━━━━━ Provided material
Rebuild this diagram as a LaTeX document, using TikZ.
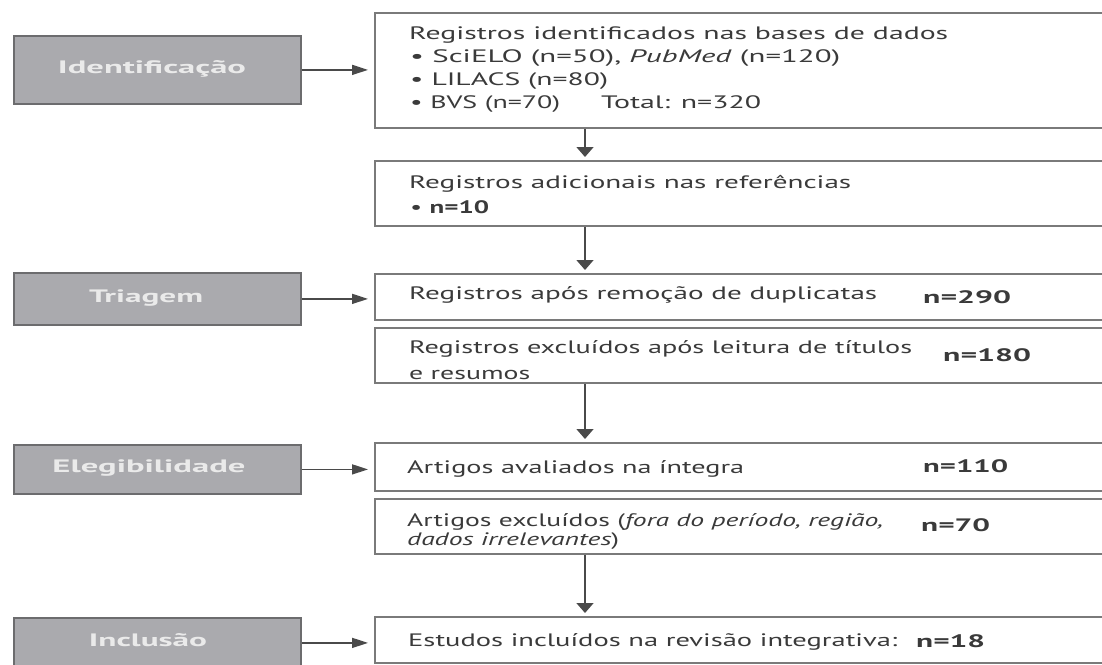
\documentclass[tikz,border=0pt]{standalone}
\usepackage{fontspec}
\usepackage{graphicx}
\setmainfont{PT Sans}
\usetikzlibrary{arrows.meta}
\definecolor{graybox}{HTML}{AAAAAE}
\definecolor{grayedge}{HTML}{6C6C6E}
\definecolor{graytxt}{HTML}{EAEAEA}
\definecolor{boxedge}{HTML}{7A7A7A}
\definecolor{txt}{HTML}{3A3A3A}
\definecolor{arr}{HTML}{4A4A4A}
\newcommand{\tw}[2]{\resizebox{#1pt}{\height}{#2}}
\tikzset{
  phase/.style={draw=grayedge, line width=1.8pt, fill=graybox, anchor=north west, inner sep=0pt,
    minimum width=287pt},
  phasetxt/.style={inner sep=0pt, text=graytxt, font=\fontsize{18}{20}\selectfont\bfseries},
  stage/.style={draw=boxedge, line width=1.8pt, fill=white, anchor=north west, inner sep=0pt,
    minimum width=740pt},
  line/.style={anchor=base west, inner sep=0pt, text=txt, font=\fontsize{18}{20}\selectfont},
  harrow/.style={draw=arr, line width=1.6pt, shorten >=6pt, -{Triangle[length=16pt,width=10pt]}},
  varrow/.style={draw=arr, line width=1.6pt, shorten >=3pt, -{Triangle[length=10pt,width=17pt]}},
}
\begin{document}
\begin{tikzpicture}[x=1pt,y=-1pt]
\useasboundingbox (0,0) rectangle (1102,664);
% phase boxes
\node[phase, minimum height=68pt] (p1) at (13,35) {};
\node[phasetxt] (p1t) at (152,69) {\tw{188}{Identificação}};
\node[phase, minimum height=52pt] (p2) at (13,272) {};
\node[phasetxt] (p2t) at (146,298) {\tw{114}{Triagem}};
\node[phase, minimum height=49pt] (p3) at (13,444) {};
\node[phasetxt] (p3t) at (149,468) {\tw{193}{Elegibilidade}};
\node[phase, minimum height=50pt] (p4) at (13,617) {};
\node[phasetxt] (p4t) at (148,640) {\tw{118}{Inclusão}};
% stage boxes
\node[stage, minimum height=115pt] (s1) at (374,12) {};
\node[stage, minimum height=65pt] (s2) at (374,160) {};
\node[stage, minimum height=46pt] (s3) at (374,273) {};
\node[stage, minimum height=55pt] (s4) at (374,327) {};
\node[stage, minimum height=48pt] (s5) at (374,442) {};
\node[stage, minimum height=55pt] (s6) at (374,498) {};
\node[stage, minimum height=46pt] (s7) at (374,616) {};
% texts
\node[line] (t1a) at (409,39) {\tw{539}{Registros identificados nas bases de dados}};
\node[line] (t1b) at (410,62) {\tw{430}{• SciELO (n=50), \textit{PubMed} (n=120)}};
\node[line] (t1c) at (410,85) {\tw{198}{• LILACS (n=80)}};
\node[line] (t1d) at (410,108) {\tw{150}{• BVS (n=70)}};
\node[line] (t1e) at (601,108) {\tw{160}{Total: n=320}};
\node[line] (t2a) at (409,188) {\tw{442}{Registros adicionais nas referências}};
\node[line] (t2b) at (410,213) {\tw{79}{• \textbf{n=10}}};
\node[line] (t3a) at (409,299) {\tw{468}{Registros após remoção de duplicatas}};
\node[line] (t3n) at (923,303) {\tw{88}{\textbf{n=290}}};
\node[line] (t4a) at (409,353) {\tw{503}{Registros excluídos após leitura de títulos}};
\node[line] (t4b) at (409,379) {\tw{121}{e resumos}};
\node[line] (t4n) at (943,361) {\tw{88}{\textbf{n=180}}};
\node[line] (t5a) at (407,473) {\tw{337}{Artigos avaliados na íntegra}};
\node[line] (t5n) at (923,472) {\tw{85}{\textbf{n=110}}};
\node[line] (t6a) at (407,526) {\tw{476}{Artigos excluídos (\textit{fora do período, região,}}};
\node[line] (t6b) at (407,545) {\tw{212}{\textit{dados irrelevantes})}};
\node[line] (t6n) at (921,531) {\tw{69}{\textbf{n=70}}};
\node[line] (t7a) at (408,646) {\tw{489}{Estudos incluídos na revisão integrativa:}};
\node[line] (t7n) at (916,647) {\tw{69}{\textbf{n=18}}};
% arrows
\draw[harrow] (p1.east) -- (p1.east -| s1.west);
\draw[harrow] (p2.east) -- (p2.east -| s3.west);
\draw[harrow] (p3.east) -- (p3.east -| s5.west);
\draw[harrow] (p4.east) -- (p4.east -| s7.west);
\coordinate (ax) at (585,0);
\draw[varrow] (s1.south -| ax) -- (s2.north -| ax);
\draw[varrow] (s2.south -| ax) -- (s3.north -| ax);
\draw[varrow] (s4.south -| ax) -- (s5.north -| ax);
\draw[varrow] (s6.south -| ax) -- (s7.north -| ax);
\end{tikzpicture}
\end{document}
━━━━━━━━━━
Give every line back word for word and leave the pictures out.

Expected answer
Rebuild this diagram as a LaTeX document, using TikZ.
\documentclass[tikz,border=0pt]{standalone}
\usepackage{fontspec}
\usepackage{graphicx}
\setmainfont{PT Sans}
\usetikzlibrary{arrows.meta}
\definecolor{graybox}{HTML}{AAAAAE}
\definecolor{grayedge}{HTML}{6C6C6E}
\definecolor{graytxt}{HTML}{EAEAEA}
\definecolor{boxedge}{HTML}{7A7A7A}
\definecolor{txt}{HTML}{3A3A3A}
\definecolor{arr}{HTML}{4A4A4A}
\newcommand{\tw}[2]{\resizebox{#1pt}{\height}{#2}}
\tikzset{
  phase/.style={draw=grayedge, line width=1.8pt, fill=graybox, anchor=north west, inner sep=0pt,
    minimum width=287pt},
  phasetxt/.style={inner sep=0pt, text=graytxt, font=\fontsize{18}{20}\selectfont\bfseries},
  stage/.style={draw=boxedge, line width=1.8pt, fill=white, anchor=north west, inner sep=0pt,
    minimum width=740pt},
  line/.style={anchor=base west, inner sep=0pt, text=txt, font=\fontsize{18}{20}\selectfont},
  harrow/.style={draw=arr, line width=1.6pt, shorten >=6pt, -{Triangle[length=16pt,width=10pt]}},
  varrow/.style={draw=arr, line width=1.6pt, shorten >=3pt, -{Triangle[length=10pt,width=17pt]}},
}
\begin{document}
\begin{tikzpicture}[x=1pt,y=-1pt]
\useasboundingbox (0,0) rectangle (1102,664);
% phase boxes
\node[phase, minimum height=68pt] (p1) at (13,35) {};
\node[phasetxt] (p1t) at (152,69) {\tw{188}{Identificação}};
\node[phase, minimum height=52pt] (p2) at (13,272) {};
\node[phasetxt] (p2t) at (146,298) {\tw{114}{Triagem}};
\node[phase, minimum height=49pt] (p3) at (13,444) {};
\node[phasetxt] (p3t) at (149,468) {\tw{193}{Elegibilidade}};
\node[phase, minimum height=50pt] (p4) at (13,617) {};
\node[phasetxt] (p4t) at (148,640) {\tw{118}{Inclusão}};
% stage boxes
\node[stage, minimum height=115pt] (s1) at (374,12) {};
\node[stage, minimum height=65pt] (s2) at (374,160) {};
\node[stage, minimum height=46pt] (s3) at (374,273) {};
\node[stage, minimum height=55pt] (s4) at (374,327) {};
\node[stage, minimum height=48pt] (s5) at (374,442) {};
\node[stage, minimum height=55pt] (s6) at (374,498) {};
\node[stage, minimum height=46pt] (s7) at (374,616) {};
% texts
\node[line] (t1a) at (409,39) {\tw{539}{Registros identificados nas bases de dados}};
\node[line] (t1b) at (410,62) {\tw{430}{• SciELO (n=50), \textit{PubMed} (n=120)}};
\node[line] (t1c) at (410,85) {\tw{198}{• LILACS (n=80)}};
\node[line] (t1d) at (410,108) {\tw{150}{• BVS (n=70)}};
\node[line] (t1e) at (601,108) {\tw{160}{Total: n=320}};
\node[line] (t2a) at (409,188) {\tw{442}{Registros adicionais nas referências}};
\node[line] (t2b) at (410,213) {\tw{79}{• \textbf{n=10}}};
\node[line] (t3a) at (409,299) {\tw{468}{Registros após remoção de duplicatas}};
\node[line] (t3n) at (923,303) {\tw{88}{\textbf{n=290}}};
\node[line] (t4a) at (409,353) {\tw{503}{Registros excluídos após leitura de títulos}};
\node[line] (t4b) at (409,379) {\tw{121}{e resumos}};
\node[line] (t4n) at (943,361) {\tw{88}{\textbf{n=180}}};
\node[line] (t5a) at (407,473) {\tw{337}{Artigos avaliados na íntegra}};
\node[line] (t5n) at (923,472) {\tw{85}{\textbf{n=110}}};
\node[line] (t6a) at (407,526) {\tw{476}{Artigos excluídos (\textit{fora do período, região,}}};
\node[line] (t6b) at (407,545) {\tw{212}{\textit{dados irrelevantes})}};
\node[line] (t6n) at (921,531) {\tw{69}{\textbf{n=70}}};
\node[line] (t7a) at (408,646) {\tw{489}{Estudos incluídos na revisão integrativa:}};
\node[line] (t7n) at (916,647) {\tw{69}{\textbf{n=18}}};
% arrows
\draw[harrow] (p1.east) -- (p1.east -| s1.west);
\draw[harrow] (p2.east) -- (p2.east -| s3.west);
\draw[harrow] (p3.east) -- (p3.east -| s5.west);
\draw[harrow] (p4.east) -- (p4.east -| s7.west);
\coordinate (ax) at (585,0);
\draw[varrow] (s1.south -| ax) -- (s2.north -| ax);
\draw[varrow] (s2.south -| ax) -- (s3.north -| ax);
\draw[varrow] (s4.south -| ax) -- (s5.north -| ax);
\draw[varrow] (s6.south -| ax) -- (s7.north -| ax);
\end{tikzpicture}
\end{document}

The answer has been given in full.